= Felicity Palmer =

English mezzo-soprano and music professor (born 1944)

Dame Felicity Joan Palmer, (born 6 April 1944), is an English mezzo-soprano and music professor. She sang soprano roles until 1983.

Palmer was born in Cheltenham and educated at Erith Grammar School, now named Erith School. She studied at the Guildhall School of Music and Drama in London and under Marianne Schech's guidance at the Munich College for Music and Theatre. In April 1970, she won first prize in the Kathleen Ferrier Memorial Scholarship. She made her operatic debut in 1971 as Dido in Dido and Aeneas with the Kent Opera. In 1973, she made her US debut with the Houston Grand Opera and her Metropolitan Opera debut was in 2000 as Waltraute (Götterdämmerung). Having made her debut with English National Opera (ENO) in 1975, her performance with the company forty years later, as the Countess in The Queen of Spades, was widely applauded and described as 'mesmerising' and 'astonishing'.

Palmer has performed and recorded Gilbert and Sullivan operas, as Katisha in The Mikado for the ENO and the Welsh National Opera (WNO), Dame Carruthers in The Yeomen of the Guard (WNO) and Little Buttercup in H.M.S. Pinafore (WNO). In 1998, she played Widow Begbick in the Lyric Opera of Chicago production of The Rise and Fall of the City of Mahagonny. In 2003, she performed the role of Mrs Lovett in Stephen Sondheim's Sweeney Todd at the Royal Opera House (the only musical the ROH has ever presented). She sang Venus in a 1983 BBC television broadcast of Orphée aux Enfers conducted by Alexander Faris.

Palmer is noted for her interpretation of the role of Madame de Croissy in Poulenc's Dialogues of the Carmelites, which she has sung at the Metropolitan Opera and at the Lyric Opera of Chicago's first ever production of the work. She also sang the role in English with the ENO and recorded it as part of the Chandos "Opera in English" series. Her other commercial recordings include Der fliegende Holländer and 'Love's Old Sweet Song, Victorian and Edwardian Ballads', 1978, The Decca Recording Company:1997, L.P.;Belart, C.D., (a Polygram Company), 0 28946 14902 7:( John Constable on piano).

Her work in contemporary music has included the first Glyndebourne production of Péter Eötvös's opera Love and Other Demons, in the role of Josefa Miranda.

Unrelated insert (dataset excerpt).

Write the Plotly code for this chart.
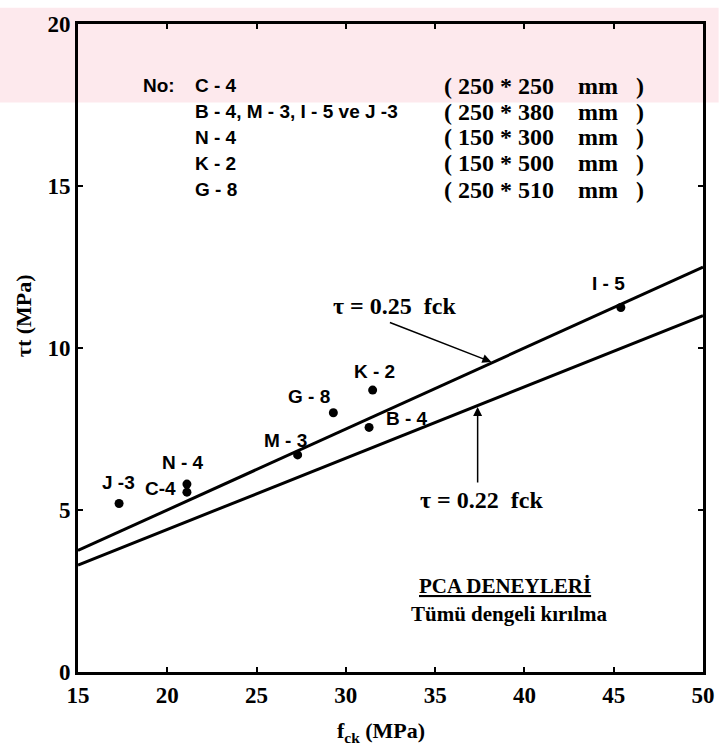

Palmer is a professor at the Royal College of Music in London. She was appointed Commander of the Order of the British Empire (CBE) in 1993 and Dame Commander of the Order of the British Empire (DBE) in the 2011 New Year Honours for services to music.

She is a first cousin of Barclay Palmer, Olympic athlete and humanities educator and reformer.